Thursday, March 29, 2012


The first time I was aware of the significance of a name change was when I was a student in the chaplain’s office in a prison. A lot of blacks there were changing from their “slave” name to a Muslim one. It mattered.
On Sunday morning at church, when one of our Korean-American members is introduced  it may be as “Betty” or “Nancy,” a not insignificant dynamic has gone on – or hasn’t. So it is with many other persons.
A friend died this week, age 96. The name was Anglo-Saxon, but no. A stage name. When he broke into show business you couldn’t - not if you had that kind of tongue twister - to most, but all, Americans. 
It was one of the earliest family stories I heard from my wife, Annelie. She was born in a war; her father was a German naval officer. He gave her a traditional Swiss name; the German birth registrar changed it to “Anneliese.” Back it went to Annelie when peace settled the issue.
We see that significance of naming in the Bible, too. When “Abram” became “Abraham” a self identity has shifted – for good. For Ruth’s mother-in-law, in that Bible story, the name change signified perpetual grieving.
 The issue came up again for me as I was going through a couple of scholarly works on the Apostle. As I had noted in other Pauline studies, the name of “Saul” comes up when his early life is being described, but after the Damascus experience the name “Paul” is often used in an indiscriminate fashion. Curious.
In Luke’s account – and he knew Paul well – the name change took place on Cyprus. The process of an evolved self identity is important. The man who had been Saul and then was named “little Christs,” (Christians), became Paul in peculiar circumstances on Cyprus, and later claimed a conferred new identity we call “Apostle.” There would have been shifts in his Jewish relatedness as his self identity shifted, the grounding of his theology altered as his perceptions evolved.

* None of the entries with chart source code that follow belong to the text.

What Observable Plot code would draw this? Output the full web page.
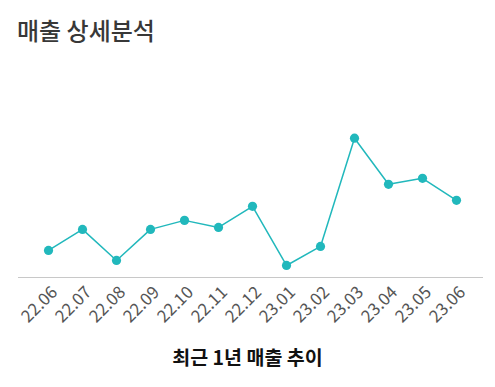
<!DOCTYPE html>
<html><head><meta charset="utf-8">
<script src="https://cdn.jsdelivr.net/npm/d3@7"></script>
<script src="https://cdn.jsdelivr.net/npm/@observablehq/plot@0.6"></script>
<style>
body{margin:0;background:#fff;font-family:"Noto Sans CJK KR","Noto Sans",sans-serif;}
#wrap{width:495px;height:387px;position:relative;}
#title{position:absolute;left:17px;top:13px;font-size:24px;font-weight:500;color:#383838;line-height:34px;}
#chart{position:absolute;left:0;top:60px;}
#caption{position:absolute;left:0;top:342px;width:495px;text-align:center;font-size:19.5px;font-weight:bold;color:#111;line-height:30px;}
</style></head>
<body><div id="wrap"><div id="title">매출 상세분석</div><div id="chart"></div><div id="caption">최근 1년 매출 추이</div></div>
<script>
const months = ["22.06","22.07","22.08","22.09","22.10","22.11","22.12","23.01","23.02","23.03","23.04","23.05","23.06"];
const sales = [27, 48, 17, 48, 57, 50, 71, 12, 31, 139, 93, 99, 77];
const data = months.map((m,i)=>({month:m, value:sales[i]}));
const color = "#21b8bc";
const chart = Plot.plot({
  width:495, height:282,
  marginLeft:18, marginRight:12, marginTop:10, marginBottom:65,
  x:{type:"point", domain:months, range:[47,457], padding:0, label:null},
  y:{domain:[0,139], range:[217,77.7], axis:null},
  style:{fontFamily:"'Noto Sans CJK KR','Noto Sans',sans-serif", background:"#fff"},
  marks:[
    Plot.ruleY([0], {stroke:"#c8c8c8", strokeWidth:1.2}),
    Plot.axisX({tickSize:0, tickRotate:-45, tickPadding:12, fontSize:17, fill:"#555", label:null, dx:6}),
    Plot.line(data, {x:"month", y:"value", stroke:color, strokeWidth:1.5}),
    Plot.dot(data, {x:"month", y:"value", r:4.6, fill:color})
  ]
});
document.getElementById("chart").appendChild(chart);
</script></body></html>
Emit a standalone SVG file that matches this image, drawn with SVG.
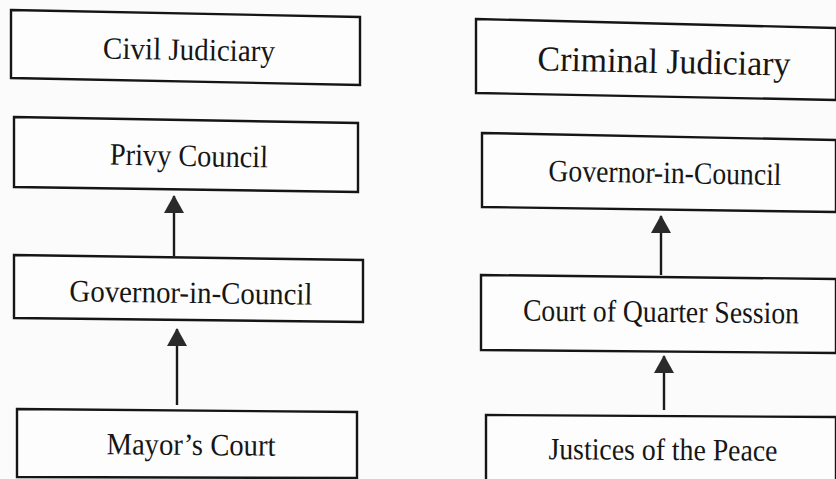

I gave a good deal of thought to that name change of Saul into Paul when we wrote our book. Perhaps we all ought to give some thought to how our self identifiers were stamped in on us, ought to change. Just who am I? And used to be until…? That is particularly significant if you have suffered an identity fracturing trauma, like “victim,” “loser.” Or worse still, labeled "abuser.
If we are going to wear a name tag, it may take some doing, but like Paul let’s chose it wisely and wear it well.